Skip the pictures. Transcribe the rest of the data below without changing a word.

---------------

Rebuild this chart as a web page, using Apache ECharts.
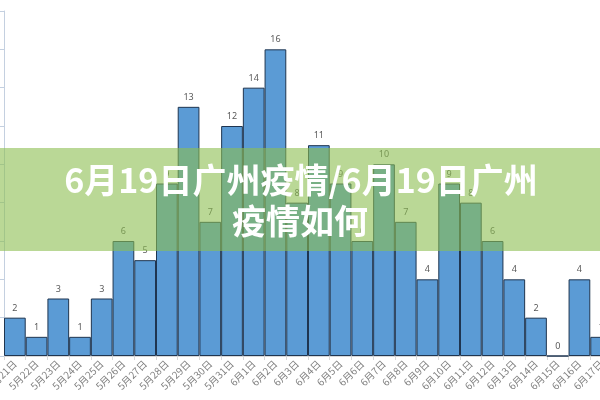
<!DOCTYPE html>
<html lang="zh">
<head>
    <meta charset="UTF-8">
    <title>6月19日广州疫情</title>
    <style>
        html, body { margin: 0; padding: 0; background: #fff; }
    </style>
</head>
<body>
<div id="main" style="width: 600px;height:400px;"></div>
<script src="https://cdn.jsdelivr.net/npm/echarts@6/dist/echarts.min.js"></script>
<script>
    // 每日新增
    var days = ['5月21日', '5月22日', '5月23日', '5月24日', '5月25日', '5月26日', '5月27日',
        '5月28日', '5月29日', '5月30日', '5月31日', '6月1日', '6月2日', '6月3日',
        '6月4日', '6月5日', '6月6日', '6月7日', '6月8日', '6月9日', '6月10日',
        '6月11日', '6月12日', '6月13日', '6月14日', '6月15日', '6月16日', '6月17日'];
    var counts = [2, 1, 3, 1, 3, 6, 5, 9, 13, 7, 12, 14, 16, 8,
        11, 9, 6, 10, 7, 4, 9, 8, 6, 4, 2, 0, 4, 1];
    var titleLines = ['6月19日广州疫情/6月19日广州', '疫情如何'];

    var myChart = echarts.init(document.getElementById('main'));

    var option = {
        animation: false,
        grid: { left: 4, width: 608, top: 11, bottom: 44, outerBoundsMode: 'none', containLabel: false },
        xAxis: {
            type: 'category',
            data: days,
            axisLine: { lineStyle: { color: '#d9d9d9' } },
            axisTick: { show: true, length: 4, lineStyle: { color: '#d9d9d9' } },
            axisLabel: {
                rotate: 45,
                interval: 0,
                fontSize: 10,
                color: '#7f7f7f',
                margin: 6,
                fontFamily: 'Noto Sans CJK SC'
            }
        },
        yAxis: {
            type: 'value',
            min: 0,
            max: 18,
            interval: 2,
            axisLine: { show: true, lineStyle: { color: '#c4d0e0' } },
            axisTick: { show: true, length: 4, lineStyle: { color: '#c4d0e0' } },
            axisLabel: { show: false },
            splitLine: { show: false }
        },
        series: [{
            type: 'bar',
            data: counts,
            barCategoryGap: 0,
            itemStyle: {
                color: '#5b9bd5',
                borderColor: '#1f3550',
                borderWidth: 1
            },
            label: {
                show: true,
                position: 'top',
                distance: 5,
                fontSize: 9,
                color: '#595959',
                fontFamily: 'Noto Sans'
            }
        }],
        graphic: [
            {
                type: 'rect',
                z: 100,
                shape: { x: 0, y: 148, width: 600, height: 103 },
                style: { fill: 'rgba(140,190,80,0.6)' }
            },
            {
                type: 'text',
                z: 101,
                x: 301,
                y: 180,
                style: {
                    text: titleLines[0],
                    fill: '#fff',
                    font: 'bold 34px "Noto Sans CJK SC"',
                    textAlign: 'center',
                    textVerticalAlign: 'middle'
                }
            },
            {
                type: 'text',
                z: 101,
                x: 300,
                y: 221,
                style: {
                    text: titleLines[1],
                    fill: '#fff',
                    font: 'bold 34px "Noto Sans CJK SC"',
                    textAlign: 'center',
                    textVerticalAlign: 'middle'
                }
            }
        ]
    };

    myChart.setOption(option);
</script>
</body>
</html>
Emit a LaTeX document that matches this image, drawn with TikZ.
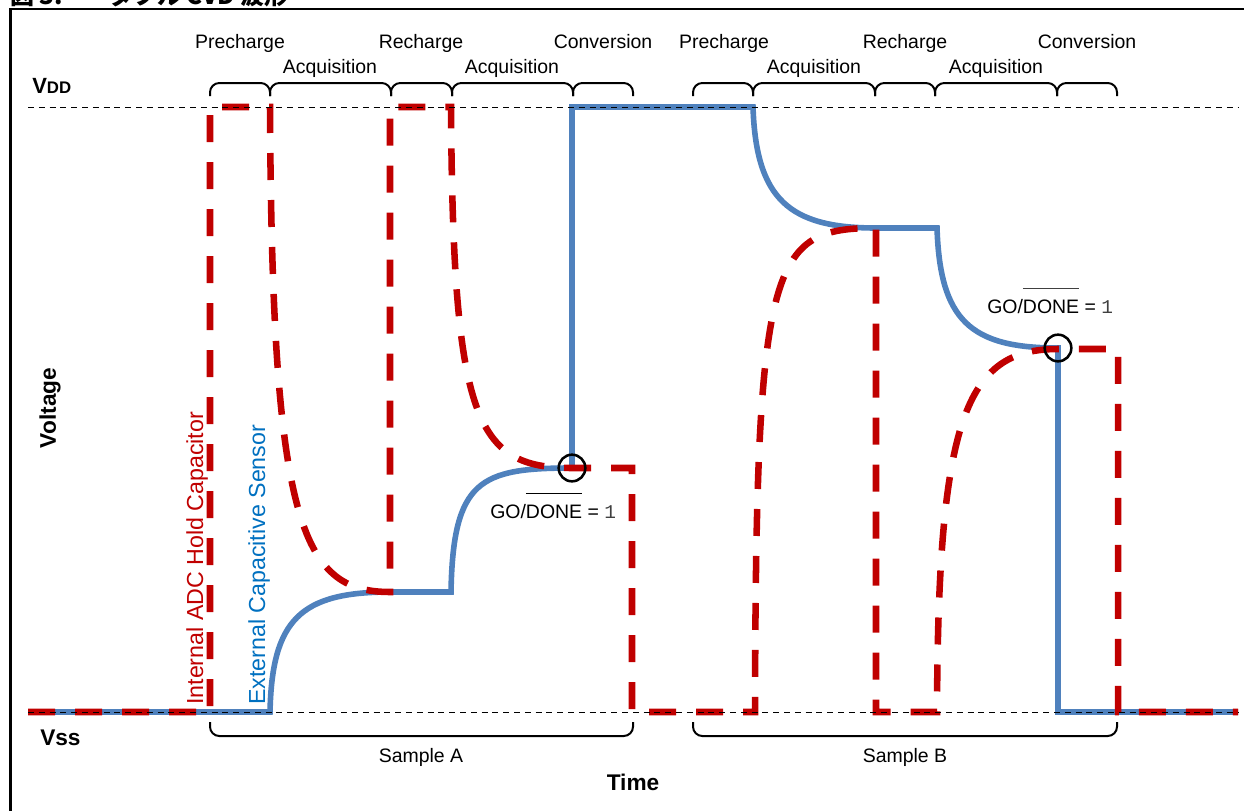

---------------

FINISHED TASK
Rebuild this chart as a web page, using Apache ECharts.
<!DOCTYPE html>
<html lang="zh">
<head>
    <meta charset="UTF-8">
    <title>6月19日广州疫情</title>
    <style>
        html, body { margin: 0; padding: 0; background: #fff; }
    </style>
</head>
<body>
<div id="main" style="width: 600px;height:400px;"></div>
<script src="https://cdn.jsdelivr.net/npm/echarts@6/dist/echarts.min.js"></script>
<script>
    // 每日新增
    var days = ['5月21日', '5月22日', '5月23日', '5月24日', '5月25日', '5月26日', '5月27日',
        '5月28日', '5月29日', '5月30日', '5月31日', '6月1日', '6月2日', '6月3日',
        '6月4日', '6月5日', '6月6日', '6月7日', '6月8日', '6月9日', '6月10日',
        '6月11日', '6月12日', '6月13日', '6月14日', '6月15日', '6月16日', '6月17日'];
    var counts = [2, 1, 3, 1, 3, 6, 5, 9, 13, 7, 12, 14, 16, 8,
        11, 9, 6, 10, 7, 4, 9, 8, 6, 4, 2, 0, 4, 1];
    var titleLines = ['6月19日广州疫情/6月19日广州', '疫情如何'];

    var myChart = echarts.init(document.getElementById('main'));

    var option = {
        animation: false,
        grid: { left: 4, width: 608, top: 11, bottom: 44, outerBoundsMode: 'none', containLabel: false },
        xAxis: {
            type: 'category',
            data: days,
            axisLine: { lineStyle: { color: '#d9d9d9' } },
            axisTick: { show: true, length: 4, lineStyle: { color: '#d9d9d9' } },
            axisLabel: {
                rotate: 45,
                interval: 0,
                fontSize: 10,
                color: '#7f7f7f',
                margin: 6,
                fontFamily: 'Noto Sans CJK SC'
            }
        },
        yAxis: {
            type: 'value',
            min: 0,
            max: 18,
            interval: 2,
            axisLine: { show: true, lineStyle: { color: '#c4d0e0' } },
            axisTick: { show: true, length: 4, lineStyle: { color: '#c4d0e0' } },
            axisLabel: { show: false },
            splitLine: { show: false }
        },
        series: [{
            type: 'bar',
            data: counts,
            barCategoryGap: 0,
            itemStyle: {
                color: '#5b9bd5',
                borderColor: '#1f3550',
                borderWidth: 1
            },
            label: {
                show: true,
                position: 'top',
                distance: 5,
                fontSize: 9,
                color: '#595959',
                fontFamily: 'Noto Sans'
            }
        }],
        graphic: [
            {
                type: 'rect',
                z: 100,
                shape: { x: 0, y: 148, width: 600, height: 103 },
                style: { fill: 'rgba(140,190,80,0.6)' }
            },
            {
                type: 'text',
                z: 101,
                x: 301,
                y: 180,
                style: {
                    text: titleLines[0],
                    fill: '#fff',
                    font: 'bold 34px "Noto Sans CJK SC"',
                    textAlign: 'center',
                    textVerticalAlign: 'middle'
                }
            },
            {
                type: 'text',
                z: 101,
                x: 300,
                y: 221,
                style: {
                    text: titleLines[1],
                    fill: '#fff',
                    font: 'bold 34px "Noto Sans CJK SC"',
                    textAlign: 'center',
                    textVerticalAlign: 'middle'
                }
            }
        ]
    };

    myChart.setOption(option);
</script>
</body>
</html>
Emit a LaTeX document that matches this image, drawn with TikZ.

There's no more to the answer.